▶ [Task] Without copying any pictures, restate exactly the lines from the start of the records through the line containing "import * as".

▶ [Plotting code records]
- - -
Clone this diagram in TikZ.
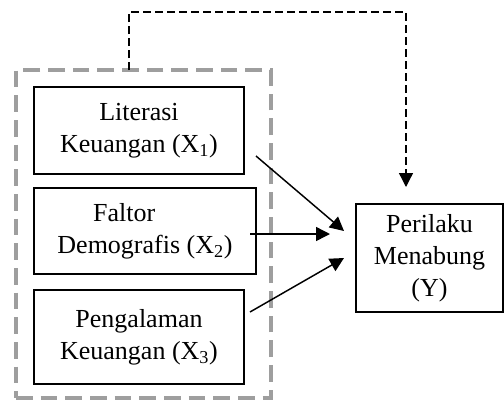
\documentclass[tikz,border=0pt]{standalone}
\usepackage{fontspec}
\setmainfont{Liberation Serif}
\usetikzlibrary{arrows.meta,calc}
\begin{document}
\begin{tikzpicture}[x=0.75pt,y=-0.75pt,
  box/.style={draw,line width=0.8pt,align=center,inner sep=0pt,
    font=\fontsize{19.5}{24}\selectfont},
  grpbox/.style={draw=black!38,line width=3pt,dash pattern=on 12.5pt off 6pt,inner sep=0pt},
  arr/.style={line width=1.1pt,-{Triangle[length=10.5pt,width=10.5pt]}},
  darr/.style={line width=1pt,dash pattern=on 6pt off 3pt,-{Triangle[length=10.5pt,width=10.5pt]}}]
\useasboundingbox (0,0) rectangle (504,401);
\node[grpbox,minimum width=255*0.75pt,minimum height=328*0.75pt] (grp) at (143.5,234) {};
\node[box,minimum width=210*0.75pt,minimum height=87*0.75pt] (x1) at (139,130.5) {Literasi\\Keuangan (X\textsubscript{1})};
\node[box,minimum width=222*0.75pt,minimum height=86*0.75pt] (x2) at (145,231) {Faltor\hspace*{1.6em}\\Demografis (X\textsubscript{2})};
\node[box,minimum width=210*0.75pt,minimum height=94*0.75pt] (x3) at (139,337) {Pengalaman\\Keuangan (X\textsubscript{3})};
\node[box,minimum width=147*0.75pt,minimum height=108*0.75pt] (y) at (429.5,258) {Perilaku\\Menabung\\(Y)};
\coordinate (s) at (129,70);
\coordinate (t) at (406,187);
\coordinate (a1) at (256,156);
\coordinate (b1) at (344,231);
\coordinate (a2) at (250,234);
\coordinate (b2) at (330,234);
\coordinate (a3) at (250,312);
\coordinate (b3) at (344,258);
\draw[darr] (s) -- (129,12) -| (t);
\draw[arr] (a1) -- (b1);
\draw[arr] (a2) -- (b2);
\draw[arr] (a3) -- (b3);
\end{tikzpicture}
\end{document}
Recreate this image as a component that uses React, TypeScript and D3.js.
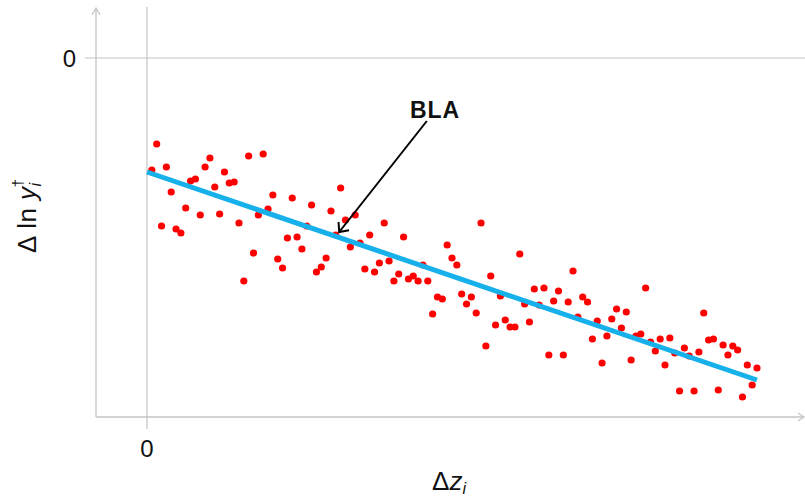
import React from "react";
import * as d3 from "d3";

// Observed Δ ln y (one value per evenly spaced Δz position 1..126)
const yValues: number[] = [
  -11.2, -8.6, -16.8, -10.9, -13.4, -17.1, -17.5, -15.0, -12.3, -12.1,
  -15.7, -10.9, -10.0, -12.9, -15.6, -11.4, -12.5, -12.4, -16.5, -22.3,
  -9.8, -19.5, -15.7, -9.6, -15.1, -13.7, -20.1, -21.0, -18.0, -14.0,
  -17.9, -19.1, -16.8, -14.7, -21.4, -20.9, -20.0, -15.3, -17.7, -13.0,
  -16.2, -18.9, -15.7, -18.5, -21.1, -17.7, -21.4, -20.5, -16.5, -20.3,
  -22.3, -21.6, -17.9, -22.1, -21.8, -22.3, -20.7, -22.3, -25.6, -23.9,
  -24.1, -18.7, -20.0, -20.7, -23.6, -24.6, -23.9, -25.5, -16.5, -28.8,
  -21.8, -26.7, -23.8, -26.2, -26.9, -26.9, -19.6, -24.6, -26.4, -23.1,
  -24.7, -23.0, -29.7, -24.3, -23.3, -29.7, -24.4, -21.3, -25.9, -23.9,
  -24.4, -28.1, -26.3, -30.5, -27.8, -26.1, -25.1, -27.0, -25.4, -30.2,
  -27.8, -27.6, -23.0, -28.4, -29.3, -28.1, -30.7, -28.0, -29.5, -33.3,
  -29.0, -29.8, -33.3, -29.4, -25.5, -28.2, -28.1, -33.2, -28.7, -29.7,
  -28.8, -29.2, -33.9, -30.7, -32.7, -31.0,
];

// Best linear approximation (BLA) endpoints
const lineX: number[] = [0, 126];
const lineY: number[] = [-11.4, -32.2];

// Axis ticks
const xTicks: number[] = [0];
const yTicks: number[] = [0];
const xTickLabels: string[] = ["0"];
const yTickLabels: string[] = ["0"];

// Annotation (data units)
const annTip: [number, number] = [39.7, -17.4];
const annTail: [number, number] = [57.8, -6.3];
const annLabel = "BLA";

const W = 805;
const H = 499;

export default function App() {
  const x = d3.scaleLinear().domain([0, 126]).range([147, 757]);
  const y = d3.scaleLinear().domain([0, -35.9]).range([58, 417]);

  const axisLeft = 96;
  const axisBottom = 417;
  const axisRight = 805;
  const axisTop = 8;
  const gray = "#c4c4c4";

  const line = d3
    .line<number>()
    .x((_, i) => x(lineX[i]))
    .y((d) => y(d));

  // arrowhead
  const tx = x(annTip[0]);
  const ty = y(annTip[1]);
  const sx = x(annTail[0]);
  const sy = y(annTail[1]);
  const ang = Math.atan2(sy - ty, sx - tx);
  const headLen = 10;
  const spread = (42 * Math.PI) / 180;
  const a1 = [tx + headLen * Math.cos(ang + spread), ty + headLen * Math.sin(ang + spread)];
  const a2 = [tx + headLen * Math.cos(ang - spread), ty + headLen * Math.sin(ang - spread)];

  const font = "'Liberation Sans', 'DejaVu Sans', sans-serif";

  return (
    <svg
      width={W}
      height={H}
      style={{ position: "absolute", left: 0, top: 0, background: "#fff" }}
      fontFamily={font}
    >
      {/* gridlines at zero */}
      {xTicks.map((t) => (
        <line key={"gx" + t} x1={x(t)} x2={x(t)} y1={axisTop - 1} y2={axisBottom + 12} stroke={gray} strokeWidth={1.2} />
      ))}
      {yTicks.map((t) => (
        <line key={"gy" + t} x1={axisLeft - 11} x2={axisRight} y1={y(t)} y2={y(t)} stroke={gray} strokeWidth={1.2} />
      ))}

      {/* axes */}
      <line x1={axisLeft} x2={axisLeft} y1={axisBottom} y2={axisTop} stroke={gray} strokeWidth={1.3} />
      <polyline
        points={`${axisLeft - 4},${axisTop + 7} ${axisLeft},${axisTop} ${axisLeft + 4},${axisTop + 7}`}
        fill="none"
        stroke={gray}
        strokeWidth={1.3}
      />
      <line x1={axisLeft} x2={axisRight - 1} y1={axisBottom} y2={axisBottom} stroke={gray} strokeWidth={1.3} />
      <polyline
        points={`${axisRight - 7},${axisBottom - 4} ${axisRight - 1},${axisBottom} ${axisRight - 7},${axisBottom + 4}`}
        fill="none"
        stroke={gray}
        strokeWidth={1.3}
      />

      {/* tick labels */}
      {xTicks.map((t, i) => (
        <text key={"xl" + t} x={x(t)} y={457} textAnchor="middle" fontSize={24} fill="#111">
          {xTickLabels[i]}
        </text>
      ))}
      {yTicks.map((t, i) => (
        <text key={"yl" + t} x={76} y={y(t) + 9} textAnchor="end" fontSize={24} fill="#111">
          {yTickLabels[i]}
        </text>
      ))}

      {/* points */}
      {yValues.map((v, i) => (
        <circle key={i} cx={x(i + 1)} cy={y(v)} r={3.6} fill="#ff0000" />
      ))}

      {/* BLA line */}
      <path d={line(lineY) || ""} fill="none" stroke="#16b1ea" strokeWidth={5} />

      {/* annotation */}
      <line x1={sx} y1={sy} x2={tx} y2={ty} stroke="#000" strokeWidth={2} />
      <polyline points={`${a1[0]},${a1[1]} ${tx},${ty} ${a2[0]},${a2[1]}`} fill="none" stroke="#000" strokeWidth={2} />
      <text x={x(59.5)} y={118} textAnchor="middle" fontSize={23} fontWeight="bold" letterSpacing={1} fill="#111">
        {annLabel}
      </text>

      {/* axis titles */}
      <text x={432} y={490} fontSize={26} fill="#111">
        Δ<tspan fontStyle="italic">z</tspan>
        <tspan fontStyle="italic" fontSize={16} dy={4}>i</tspan>
      </text>
      <text transform="translate(36,253) rotate(-90)" x={0} y={0} fontSize={26} letterSpacing={0.5} fill="#111">
        Δ ln <tspan fontStyle="italic">y</tspan>
        <tspan fontStyle="italic" fontSize={16} dy={5}>i</tspan>
        <tspan fontSize={15} dx={-5} dy={-18}>†</tspan>
      </text>
    </svg>
  );
}
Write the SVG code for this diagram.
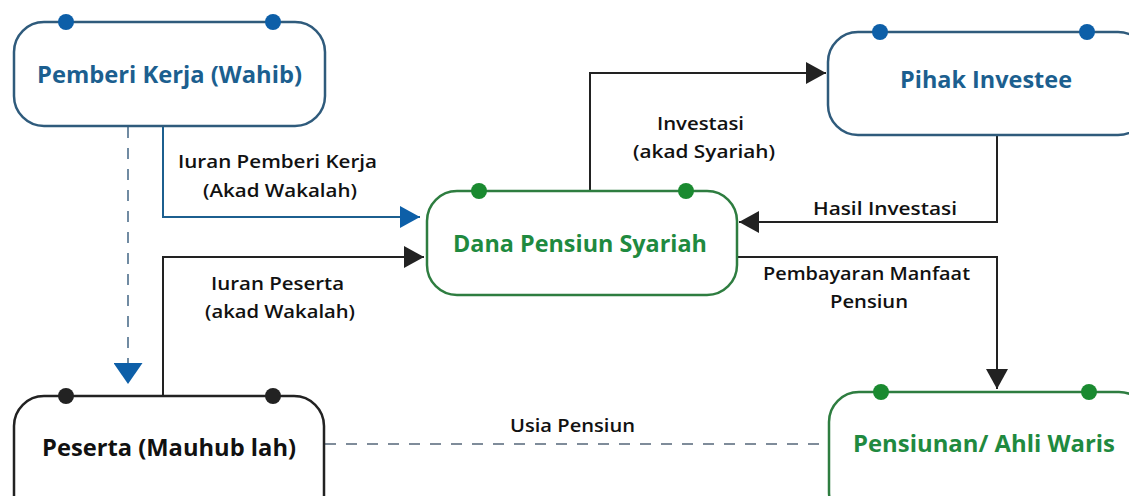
<svg xmlns="http://www.w3.org/2000/svg" width="1129" height="496" viewBox="0 0 1129 496">
<defs>
<style>
.box{fill:#fff;stroke-width:2.5}
.bl{stroke:#2f5b7c}
.gr{stroke:#2e7d40}
.bk{stroke:#222}
.t{font-family:"Open Sans","Liberation Sans",sans-serif;font-weight:700;font-size:23px;text-anchor:middle}
.tb{fill:#1c5f8f}
.tg{fill:#1f8a3f}
.tk{fill:#111}
.lab{font-family:"Open Sans","Liberation Sans",sans-serif;font-weight:600;font-size:17.5px;fill:#111;text-anchor:middle}
.c{fill:none;stroke:#222;stroke-width:2}
.cb{fill:none;stroke:#1c5f8f;stroke-width:2}
.d{fill:none;stroke:#55677a;stroke-width:1.6;stroke-dasharray:11 10}
.db{fill:#0d5fa8}
.dg{fill:#1a8a30}
.dk{fill:#222}
</style>
<marker id="ak" markerUnits="userSpaceOnUse" markerWidth="20" markerHeight="22" refX="20" refY="11" orient="auto"><path d="M0,0 L20,11 L0,22 z" fill="#222"/></marker>
<marker id="ab" markerUnits="userSpaceOnUse" markerWidth="20" markerHeight="22" refX="20" refY="11" orient="auto"><path d="M0,0 L20,11 L0,22 z" fill="#0d5fa8"/></marker>
<marker id="abd" markerUnits="userSpaceOnUse" markerWidth="21" markerHeight="29" refX="21" refY="14.5" orient="auto"><path d="M0,0 L21,14.5 L0,29 z" fill="#0d5fa8"/></marker>
</defs>
<rect width="1129" height="496" fill="#fff"/>
<g id="connectors">
<path class="d" d="M128,127 V363" style="stroke:#4e6f8c"/>
<path class="cb" d="M128,362 V384" style="stroke:none" marker-end="url(#abd)"/>
<path class="cb" d="M163,127 V217 H420" marker-end="url(#ab)"/>
<path class="c" d="M163,396 V257 H424" marker-end="url(#ak)"/>
<path class="c" d="M590,191 V73 H826" marker-end="url(#ak)"/>
<path class="c" d="M997,136 V222 H739" marker-end="url(#ak)"/>
<path class="c" d="M738,257 H997 V389" marker-end="url(#ak)"/>
<path class="d" d="M325,444 H829"/>
<text class="lab" x="277.5" y="168" textLength="199" lengthAdjust="spacingAndGlyphs">Iuran Pemberi Kerja</text>
<text class="lab" x="280" y="197" textLength="154" lengthAdjust="spacingAndGlyphs">(Akad Wakalah)</text>
<text class="lab" x="277.5" y="290" textLength="133" lengthAdjust="spacingAndGlyphs">Iuran Peserta</text>
<text class="lab" x="280" y="318" textLength="150" lengthAdjust="spacingAndGlyphs">(akad Wakalah)</text>
<text class="lab" x="700.5" y="130" textLength="87" lengthAdjust="spacingAndGlyphs">Investasi</text>
<text class="lab" x="704" y="158" textLength="142" lengthAdjust="spacingAndGlyphs">(akad Syariah)</text>
<text class="lab" x="885" y="215" textLength="144" lengthAdjust="spacingAndGlyphs">Hasil Investasi</text>
<text class="lab" x="866.5" y="280" textLength="207" lengthAdjust="spacingAndGlyphs">Pembayaran Manfaat</text>
<text class="lab" x="869" y="308" textLength="78" lengthAdjust="spacingAndGlyphs">Pensiun</text>
<text class="lab" x="572.5" y="432" textLength="125" lengthAdjust="spacingAndGlyphs">Usia Pensiun</text>
</g>
<g id="pemberi">
<rect class="box bl" x="14" y="22" width="311" height="104" rx="30"/>
<circle class="db" cx="66" cy="22" r="8"/><circle class="db" cx="273" cy="22" r="8"/>
<text class="t tb" x="169.5" y="83" textLength="265" lengthAdjust="spacingAndGlyphs">Pemberi Kerja (Wahib)</text>
</g>
<g id="pihak">
<rect class="box bl" x="828" y="32" width="320" height="103" rx="30"/>
<circle class="db" cx="880" cy="32" r="8"/><circle class="db" cx="1087" cy="32" r="8"/>
<text class="t tb" x="986" y="88" textLength="172" lengthAdjust="spacingAndGlyphs">Pihak Investee</text>
</g>
<g id="dana">
<rect class="box gr" x="427" y="191" width="310" height="104" rx="30"/>
<circle class="dg" cx="479" cy="191" r="8"/><circle class="dg" cx="686" cy="191" r="8"/>
<text class="t tg" x="580" y="252" textLength="254" lengthAdjust="spacingAndGlyphs">Dana Pensiun Syariah</text>
</g>
<g id="peserta">
<rect class="box bk" x="14" y="396" width="310" height="130" rx="30"/>
<circle class="dk" cx="66" cy="396" r="8"/><circle class="dk" cx="273" cy="396" r="8"/>
<text class="t tk" x="169" y="456" textLength="254" lengthAdjust="spacingAndGlyphs">Peserta (Mauhub lah)</text>
</g>
<g id="pensiunan">
<rect class="box gr" x="829" y="392" width="320" height="130" rx="30"/>
<circle class="dg" cx="881" cy="392" r="8"/><circle class="dg" cx="1089" cy="392" r="8"/>
<text class="t tg" x="984" y="452" textLength="262" lengthAdjust="spacingAndGlyphs">Pensiunan/ Ahli Waris</text>
</g>
</svg>
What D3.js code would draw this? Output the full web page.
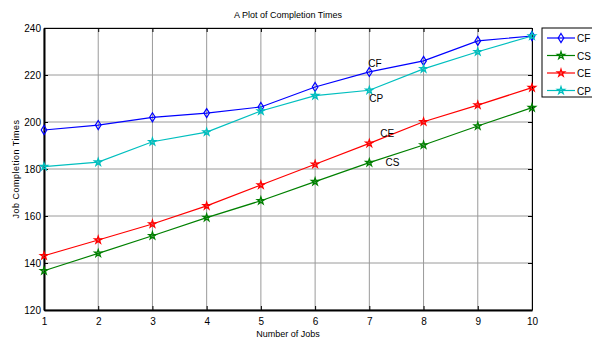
- - -
▶ [Expected answer]
Clone this diagram in TikZ.
\documentclass[tikz,border=0pt]{standalone}
\usepackage{fontspec}
\setmainfont{Liberation Serif}
\usetikzlibrary{arrows.meta,calc}
\begin{document}
\begin{tikzpicture}[x=0.75pt,y=-0.75pt,
  box/.style={draw,line width=0.8pt,align=center,inner sep=0pt,
    font=\fontsize{19.5}{24}\selectfont},
  grpbox/.style={draw=black!38,line width=3pt,dash pattern=on 12.5pt off 6pt,inner sep=0pt},
  arr/.style={line width=1.1pt,-{Triangle[length=10.5pt,width=10.5pt]}},
  darr/.style={line width=1pt,dash pattern=on 6pt off 3pt,-{Triangle[length=10.5pt,width=10.5pt]}}]
\useasboundingbox (0,0) rectangle (504,401);
\node[grpbox,minimum width=255*0.75pt,minimum height=328*0.75pt] (grp) at (143.5,234) {};
\node[box,minimum width=210*0.75pt,minimum height=87*0.75pt] (x1) at (139,130.5) {Literasi\\Keuangan (X\textsubscript{1})};
\node[box,minimum width=222*0.75pt,minimum height=86*0.75pt] (x2) at (145,231) {Faltor\hspace*{1.6em}\\Demografis (X\textsubscript{2})};
\node[box,minimum width=210*0.75pt,minimum height=94*0.75pt] (x3) at (139,337) {Pengalaman\\Keuangan (X\textsubscript{3})};
\node[box,minimum width=147*0.75pt,minimum height=108*0.75pt] (y) at (429.5,258) {Perilaku\\Menabung\\(Y)};
\coordinate (s) at (129,70);
\coordinate (t) at (406,187);
\coordinate (a1) at (256,156);
\coordinate (b1) at (344,231);
\coordinate (a2) at (250,234);
\coordinate (b2) at (330,234);
\coordinate (a3) at (250,312);
\coordinate (b3) at (344,258);
\draw[darr] (s) -- (129,12) -| (t);
\draw[arr] (a1) -- (b1);
\draw[arr] (a2) -- (b2);
\draw[arr] (a3) -- (b3);
\end{tikzpicture}
\end{document}
Recreate this image as a component that uses React, TypeScript and D3.js.
import React from "react";
import * as d3 from "d3";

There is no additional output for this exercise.